The Meaning of "Steamroller Blues/Fool" by Elvis Presley

"Steamroller Blues" originated as a piece of self-aware musical comedy in the hands of James Taylor, who wrote and first recorded the song in 1970. Taylor cast himself in the song as a bragging, overbearing blues archetype, a kind of caricature of the domineering blues shouter whose aggressive posturing is played for irony. The song's central metaphor is one of overwhelming force: a steamroller, a pile driver, a napalm bomb, a churning urn of burning funk. These are cartoonish images of unstoppable masculine energy, piled on top of each other to comic effect.

When Elvis Presley covered the song for the Aloha from Hawaii concert in 1973, he stripped away much of the ironic distance and delivered the performance with genuine theatrical bravado. In Presley's interpretation, the steamroller metaphor becomes a declaration of entertainer identity rather than a parody. The boasting has a different register when delivered by someone who actually occupied the cultural position the song's narrator claims to hold. Presley was, by any measure, an overwhelming force in American popular music, and his straightforward attack on the material gave the exaggerated imagery a kind of unintentional autobiography.

The metaphor of the steamroller as a vehicle for romantic dominance was a convention with deep roots in blues tradition. Numerous blues artists had used heavy machinery as a symbol for sexual and emotional power, and the genre had a long history of comic exaggeration in its boasting songs. Taylor drew on that tradition while holding it at arm's length. Presley collapsed that distance entirely, delivering the boasts as if they were perfectly reasonable self-descriptions, which in the context of his career they arguably were.

"Fool," the pairing on the double A-side, operates in an entirely different emotional register. Written by James Last and Carl Sigman, it is a ballad of romantic vulnerability in which the narrator acknowledges his own weakness in the face of love. The contrast between the two sides of the single is striking and presumably deliberate. "Steamroller Blues" presents an invulnerable masculine persona, all bluster and bravado. "Fool" undercuts that persona immediately, presenting someone who admits to being undone by feeling.
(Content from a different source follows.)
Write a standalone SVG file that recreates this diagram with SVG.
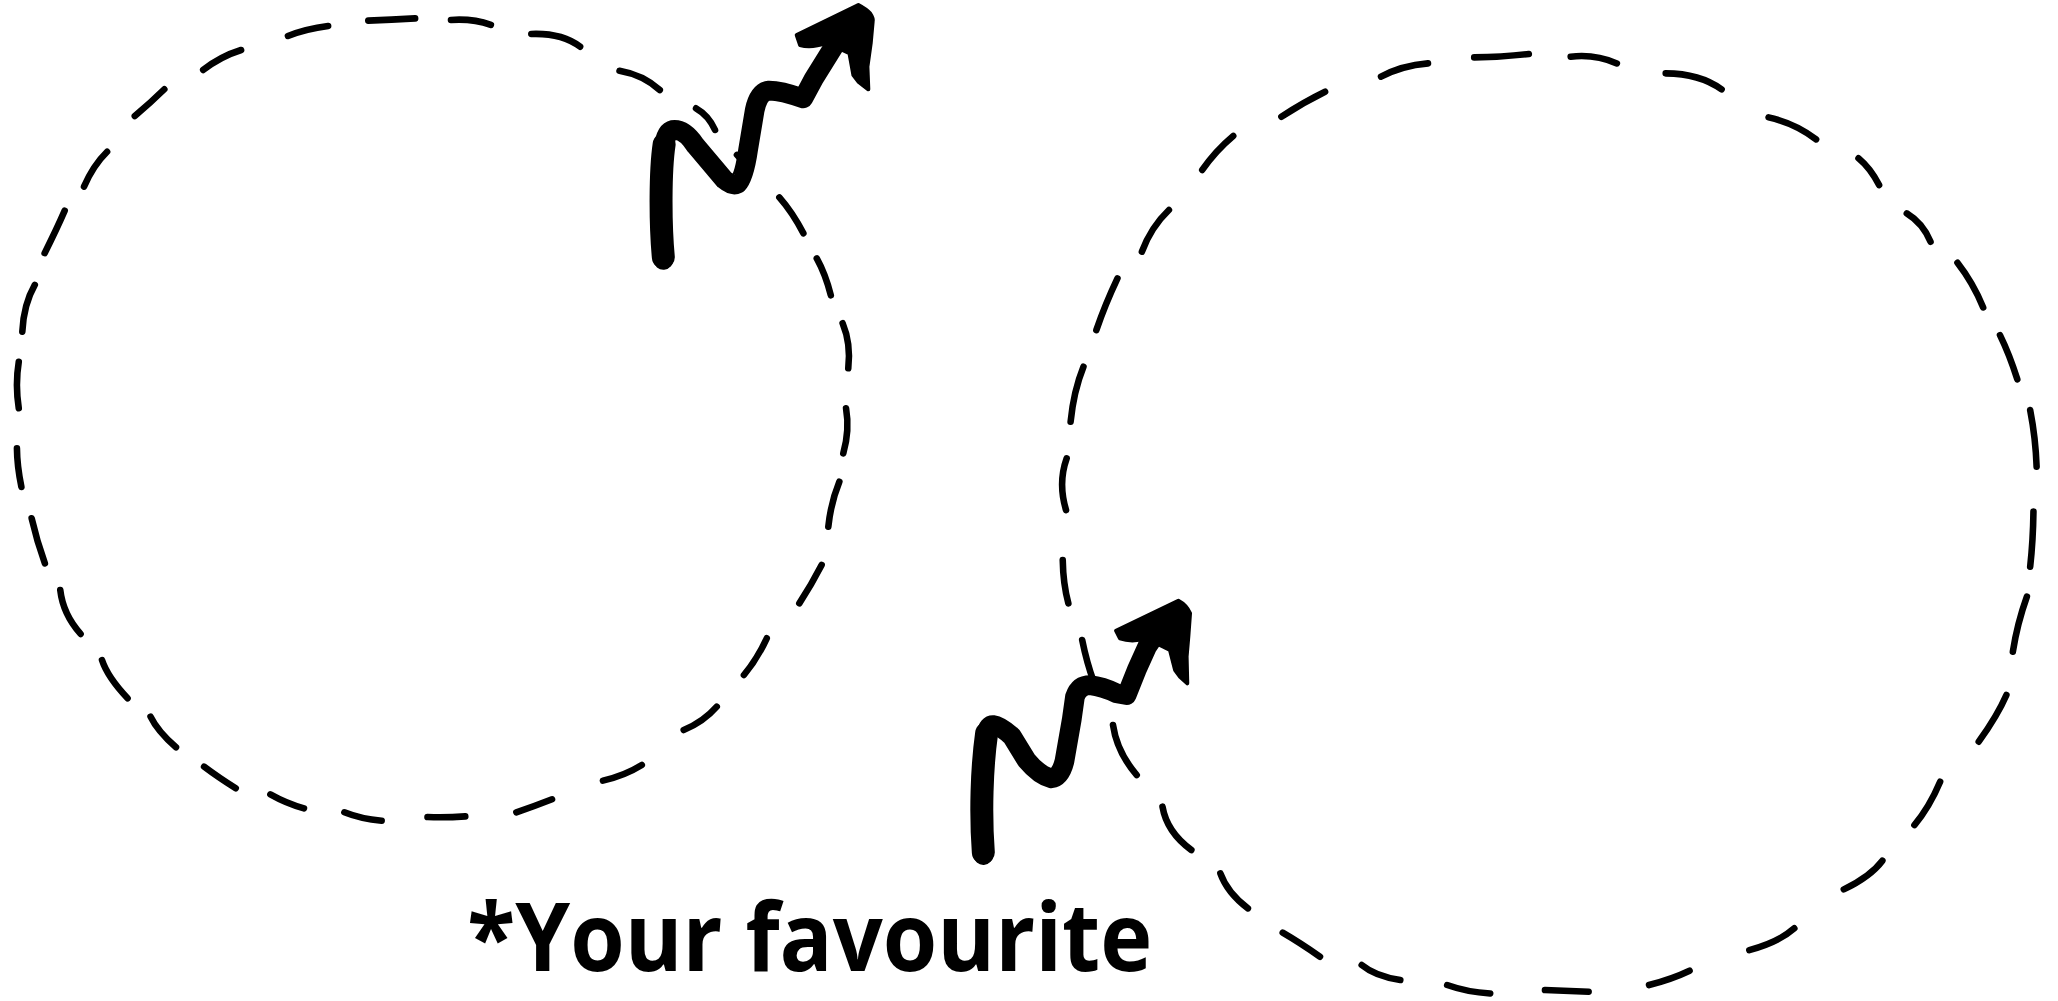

Together, the two tracks function as a kind of compressed diptych of the Presley performance persona in his mature years: the showman who could dominate a room of thousands and the romantic who communicated genuine emotion through ballads. His concert audiences in the early 1970s expected both modes, and the double A-side acknowledged that expectation by refusing to choose between them.

The emotional honesty of "Fool" was perhaps the more revealing of the two performances. Presley's ability to communicate sincerity within highly theatrical contexts had always been one of his defining qualities, and the Hawaii performance of the ballad demonstrated that capacity at full strength. The setting, a globally televised concert watched by millions, might have encouraged performers toward surface spectacle. Presley managed instead to deliver a reading of "Fool" that felt intimate despite the scale of the occasion.

In the broader arc of Presley's artistic legacy, the pairing of these two very different tracks on a single release captures a tension that ran through much of his post-army career: the conflict between the raucous, physically present performer and the emotionally expressive vocalist. Neither side of that identity ever fully conquered the other, and the double A-side format made that productive tension explicit in a way that individual singles rarely did. The 1973 release remains a compact and instructive document of who Elvis Presley was as a live entertainer at the midpoint of his final decade.